>>>

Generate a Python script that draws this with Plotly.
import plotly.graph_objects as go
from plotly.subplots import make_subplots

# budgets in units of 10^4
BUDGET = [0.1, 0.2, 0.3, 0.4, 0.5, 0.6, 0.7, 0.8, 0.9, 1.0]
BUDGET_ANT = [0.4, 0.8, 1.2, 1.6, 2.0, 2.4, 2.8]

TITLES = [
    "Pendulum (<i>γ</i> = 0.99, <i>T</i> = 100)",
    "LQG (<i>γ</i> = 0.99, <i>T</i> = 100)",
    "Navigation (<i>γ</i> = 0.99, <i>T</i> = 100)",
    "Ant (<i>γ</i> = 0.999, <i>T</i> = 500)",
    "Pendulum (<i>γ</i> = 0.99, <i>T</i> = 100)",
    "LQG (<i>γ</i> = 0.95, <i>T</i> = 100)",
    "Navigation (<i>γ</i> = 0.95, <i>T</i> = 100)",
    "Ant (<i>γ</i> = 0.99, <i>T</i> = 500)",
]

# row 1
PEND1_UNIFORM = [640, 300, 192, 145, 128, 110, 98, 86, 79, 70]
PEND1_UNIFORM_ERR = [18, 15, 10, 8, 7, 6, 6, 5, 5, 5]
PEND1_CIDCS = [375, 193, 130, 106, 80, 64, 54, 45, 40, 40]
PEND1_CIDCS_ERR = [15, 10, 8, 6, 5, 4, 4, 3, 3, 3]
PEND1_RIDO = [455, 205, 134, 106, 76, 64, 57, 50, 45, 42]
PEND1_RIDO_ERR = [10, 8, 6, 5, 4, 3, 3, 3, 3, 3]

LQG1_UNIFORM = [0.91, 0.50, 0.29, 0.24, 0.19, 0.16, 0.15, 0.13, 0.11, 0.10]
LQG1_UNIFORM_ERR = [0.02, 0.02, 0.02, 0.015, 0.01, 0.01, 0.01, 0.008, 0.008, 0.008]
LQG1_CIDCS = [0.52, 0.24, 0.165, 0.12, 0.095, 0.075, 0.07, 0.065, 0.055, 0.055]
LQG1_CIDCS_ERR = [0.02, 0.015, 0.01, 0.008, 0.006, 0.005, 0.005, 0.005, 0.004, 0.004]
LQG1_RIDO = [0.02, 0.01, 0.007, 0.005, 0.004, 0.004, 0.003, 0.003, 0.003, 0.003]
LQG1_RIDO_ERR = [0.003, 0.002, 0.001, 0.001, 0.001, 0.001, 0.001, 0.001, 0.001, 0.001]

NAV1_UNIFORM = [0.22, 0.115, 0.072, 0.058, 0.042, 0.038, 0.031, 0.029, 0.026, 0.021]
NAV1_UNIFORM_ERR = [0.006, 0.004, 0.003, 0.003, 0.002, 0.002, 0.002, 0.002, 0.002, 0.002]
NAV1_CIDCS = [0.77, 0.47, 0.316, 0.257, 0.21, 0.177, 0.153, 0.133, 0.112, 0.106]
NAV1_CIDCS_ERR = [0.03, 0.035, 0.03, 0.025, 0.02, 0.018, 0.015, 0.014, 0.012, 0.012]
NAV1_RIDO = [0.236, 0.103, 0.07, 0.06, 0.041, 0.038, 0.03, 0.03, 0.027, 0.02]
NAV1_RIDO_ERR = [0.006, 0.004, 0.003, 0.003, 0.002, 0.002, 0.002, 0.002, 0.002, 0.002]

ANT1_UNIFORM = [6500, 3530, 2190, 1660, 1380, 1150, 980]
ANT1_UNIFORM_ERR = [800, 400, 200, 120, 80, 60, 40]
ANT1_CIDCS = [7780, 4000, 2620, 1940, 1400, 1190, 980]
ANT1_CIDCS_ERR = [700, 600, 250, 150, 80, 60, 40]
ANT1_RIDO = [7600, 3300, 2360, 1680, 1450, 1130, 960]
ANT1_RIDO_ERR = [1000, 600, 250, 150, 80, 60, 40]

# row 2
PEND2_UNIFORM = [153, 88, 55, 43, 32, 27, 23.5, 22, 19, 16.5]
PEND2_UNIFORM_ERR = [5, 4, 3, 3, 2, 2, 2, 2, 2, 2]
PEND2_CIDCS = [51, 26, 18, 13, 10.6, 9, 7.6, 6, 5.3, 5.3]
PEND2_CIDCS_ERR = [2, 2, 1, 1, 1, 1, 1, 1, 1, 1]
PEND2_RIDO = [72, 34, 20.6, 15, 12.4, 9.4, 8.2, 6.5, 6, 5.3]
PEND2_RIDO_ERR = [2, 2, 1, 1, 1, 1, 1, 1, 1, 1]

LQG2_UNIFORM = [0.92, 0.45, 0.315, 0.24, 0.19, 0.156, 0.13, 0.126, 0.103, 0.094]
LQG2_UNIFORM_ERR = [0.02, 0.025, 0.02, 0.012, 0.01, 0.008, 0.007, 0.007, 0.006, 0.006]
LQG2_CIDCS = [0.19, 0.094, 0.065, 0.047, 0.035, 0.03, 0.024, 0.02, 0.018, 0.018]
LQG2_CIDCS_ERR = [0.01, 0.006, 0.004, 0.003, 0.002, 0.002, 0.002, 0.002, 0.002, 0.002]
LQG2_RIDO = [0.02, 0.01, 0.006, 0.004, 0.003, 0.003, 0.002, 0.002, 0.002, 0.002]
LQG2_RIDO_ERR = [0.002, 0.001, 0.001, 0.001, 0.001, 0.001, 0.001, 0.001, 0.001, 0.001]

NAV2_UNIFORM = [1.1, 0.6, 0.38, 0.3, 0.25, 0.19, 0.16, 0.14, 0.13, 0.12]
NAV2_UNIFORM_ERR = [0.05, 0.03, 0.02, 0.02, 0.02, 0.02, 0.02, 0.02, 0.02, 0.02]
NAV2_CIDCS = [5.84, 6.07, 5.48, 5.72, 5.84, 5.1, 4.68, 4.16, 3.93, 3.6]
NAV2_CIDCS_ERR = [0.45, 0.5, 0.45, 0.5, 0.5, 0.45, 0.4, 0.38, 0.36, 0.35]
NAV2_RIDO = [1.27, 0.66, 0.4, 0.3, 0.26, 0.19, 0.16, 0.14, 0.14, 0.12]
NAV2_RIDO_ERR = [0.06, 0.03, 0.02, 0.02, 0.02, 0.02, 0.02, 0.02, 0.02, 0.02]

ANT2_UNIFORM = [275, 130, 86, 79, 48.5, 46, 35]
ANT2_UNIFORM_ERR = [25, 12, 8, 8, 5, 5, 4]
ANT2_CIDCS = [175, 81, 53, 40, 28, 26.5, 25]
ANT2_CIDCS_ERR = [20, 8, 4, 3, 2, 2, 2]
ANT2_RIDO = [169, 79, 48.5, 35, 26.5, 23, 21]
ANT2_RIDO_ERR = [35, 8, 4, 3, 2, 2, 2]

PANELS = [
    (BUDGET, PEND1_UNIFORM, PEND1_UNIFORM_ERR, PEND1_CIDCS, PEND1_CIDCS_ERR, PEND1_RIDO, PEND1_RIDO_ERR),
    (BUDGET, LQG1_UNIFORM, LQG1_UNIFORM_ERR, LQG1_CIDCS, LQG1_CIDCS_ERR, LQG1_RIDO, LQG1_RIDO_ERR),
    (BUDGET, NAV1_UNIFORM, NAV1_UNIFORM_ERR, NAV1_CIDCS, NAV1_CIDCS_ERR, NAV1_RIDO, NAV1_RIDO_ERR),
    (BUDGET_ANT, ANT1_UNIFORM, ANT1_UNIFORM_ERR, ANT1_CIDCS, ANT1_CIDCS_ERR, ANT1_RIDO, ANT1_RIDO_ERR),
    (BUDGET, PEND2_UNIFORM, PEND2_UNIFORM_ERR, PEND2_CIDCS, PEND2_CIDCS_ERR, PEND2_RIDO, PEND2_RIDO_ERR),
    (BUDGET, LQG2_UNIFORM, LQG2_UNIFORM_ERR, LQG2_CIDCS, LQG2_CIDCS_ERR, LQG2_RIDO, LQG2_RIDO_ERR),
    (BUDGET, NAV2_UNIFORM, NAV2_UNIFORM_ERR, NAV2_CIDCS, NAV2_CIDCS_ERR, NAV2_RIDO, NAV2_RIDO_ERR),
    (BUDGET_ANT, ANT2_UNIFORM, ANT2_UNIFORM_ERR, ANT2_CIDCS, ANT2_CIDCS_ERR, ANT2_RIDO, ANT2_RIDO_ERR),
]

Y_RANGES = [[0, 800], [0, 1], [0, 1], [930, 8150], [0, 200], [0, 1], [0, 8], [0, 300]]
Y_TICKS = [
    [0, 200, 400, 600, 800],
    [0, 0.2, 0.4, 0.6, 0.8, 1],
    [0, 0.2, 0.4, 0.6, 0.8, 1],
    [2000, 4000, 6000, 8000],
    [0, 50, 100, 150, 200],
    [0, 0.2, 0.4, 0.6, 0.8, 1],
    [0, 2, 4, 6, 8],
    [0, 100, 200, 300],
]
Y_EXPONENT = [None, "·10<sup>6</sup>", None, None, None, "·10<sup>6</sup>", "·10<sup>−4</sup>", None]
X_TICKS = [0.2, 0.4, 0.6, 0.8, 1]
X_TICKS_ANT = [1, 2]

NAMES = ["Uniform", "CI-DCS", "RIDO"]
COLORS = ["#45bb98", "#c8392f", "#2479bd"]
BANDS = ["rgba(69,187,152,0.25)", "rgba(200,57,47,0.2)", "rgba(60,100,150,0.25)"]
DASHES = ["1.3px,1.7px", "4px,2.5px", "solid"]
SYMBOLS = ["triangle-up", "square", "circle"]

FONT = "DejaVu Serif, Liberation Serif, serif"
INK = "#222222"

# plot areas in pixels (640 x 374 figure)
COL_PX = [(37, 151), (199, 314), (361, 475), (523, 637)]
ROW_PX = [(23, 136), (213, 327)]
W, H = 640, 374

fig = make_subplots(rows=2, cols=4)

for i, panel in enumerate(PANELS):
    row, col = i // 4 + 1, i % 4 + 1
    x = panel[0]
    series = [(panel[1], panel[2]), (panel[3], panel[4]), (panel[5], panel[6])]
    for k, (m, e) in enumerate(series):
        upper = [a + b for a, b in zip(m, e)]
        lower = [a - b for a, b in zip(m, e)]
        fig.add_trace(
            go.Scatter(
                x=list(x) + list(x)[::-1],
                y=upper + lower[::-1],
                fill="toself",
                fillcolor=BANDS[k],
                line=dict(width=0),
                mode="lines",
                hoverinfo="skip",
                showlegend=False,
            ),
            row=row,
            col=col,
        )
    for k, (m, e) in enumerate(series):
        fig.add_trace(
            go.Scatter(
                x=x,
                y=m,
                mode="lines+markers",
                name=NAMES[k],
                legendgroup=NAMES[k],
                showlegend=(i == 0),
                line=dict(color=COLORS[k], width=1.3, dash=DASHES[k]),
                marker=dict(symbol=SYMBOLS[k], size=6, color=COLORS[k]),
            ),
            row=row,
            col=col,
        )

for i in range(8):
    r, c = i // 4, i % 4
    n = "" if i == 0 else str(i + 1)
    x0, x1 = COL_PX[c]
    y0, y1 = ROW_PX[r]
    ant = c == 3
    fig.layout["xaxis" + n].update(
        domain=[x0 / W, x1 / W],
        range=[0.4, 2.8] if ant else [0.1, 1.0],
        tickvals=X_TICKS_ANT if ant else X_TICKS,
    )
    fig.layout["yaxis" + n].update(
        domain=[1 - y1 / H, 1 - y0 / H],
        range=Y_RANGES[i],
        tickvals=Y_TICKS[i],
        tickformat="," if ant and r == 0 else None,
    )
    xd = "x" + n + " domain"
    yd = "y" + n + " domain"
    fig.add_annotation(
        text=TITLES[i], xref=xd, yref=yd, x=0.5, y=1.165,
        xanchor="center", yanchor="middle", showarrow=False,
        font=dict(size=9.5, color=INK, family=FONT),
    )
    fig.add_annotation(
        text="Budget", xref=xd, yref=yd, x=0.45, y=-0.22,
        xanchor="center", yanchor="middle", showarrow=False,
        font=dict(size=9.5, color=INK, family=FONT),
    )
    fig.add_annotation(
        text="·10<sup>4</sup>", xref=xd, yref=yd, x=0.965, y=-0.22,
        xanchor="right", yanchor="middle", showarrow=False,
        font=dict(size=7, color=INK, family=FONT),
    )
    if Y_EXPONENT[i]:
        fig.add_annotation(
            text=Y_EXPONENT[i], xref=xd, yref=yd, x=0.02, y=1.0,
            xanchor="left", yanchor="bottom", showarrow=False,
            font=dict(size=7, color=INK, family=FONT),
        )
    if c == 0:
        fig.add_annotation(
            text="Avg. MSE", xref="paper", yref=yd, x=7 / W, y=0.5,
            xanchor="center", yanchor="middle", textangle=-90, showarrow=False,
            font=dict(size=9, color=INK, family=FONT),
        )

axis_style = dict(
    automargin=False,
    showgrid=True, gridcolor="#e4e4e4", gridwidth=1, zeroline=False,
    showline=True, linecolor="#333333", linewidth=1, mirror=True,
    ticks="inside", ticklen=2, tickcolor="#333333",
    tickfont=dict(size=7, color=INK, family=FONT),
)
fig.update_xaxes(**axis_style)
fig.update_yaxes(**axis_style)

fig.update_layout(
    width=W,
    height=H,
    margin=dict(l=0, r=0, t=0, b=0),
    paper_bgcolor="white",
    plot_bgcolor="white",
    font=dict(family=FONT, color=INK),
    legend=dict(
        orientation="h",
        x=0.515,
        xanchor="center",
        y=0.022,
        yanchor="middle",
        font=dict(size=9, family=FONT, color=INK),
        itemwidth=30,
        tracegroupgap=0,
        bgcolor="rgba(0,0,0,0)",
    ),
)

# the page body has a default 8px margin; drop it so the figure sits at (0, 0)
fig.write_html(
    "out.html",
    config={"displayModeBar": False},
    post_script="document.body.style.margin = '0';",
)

<<<

▸ **Written instruction**
Reproduce only the lines from the top of the material through the one bearing "BUDGET_ANT = [0.4, 0.8, 1.2, 1.6, 2.0, 2.4, 2.8]", each exactly as it stands.

▸ **Exercise answer**
Generate a Python script that draws this with Plotly.
import plotly.graph_objects as go
from plotly.subplots import make_subplots

# budgets in units of 10^4
BUDGET = [0.1, 0.2, 0.3, 0.4, 0.5, 0.6, 0.7, 0.8, 0.9, 1.0]
BUDGET_ANT = [0.4, 0.8, 1.2, 1.6, 2.0, 2.4, 2.8]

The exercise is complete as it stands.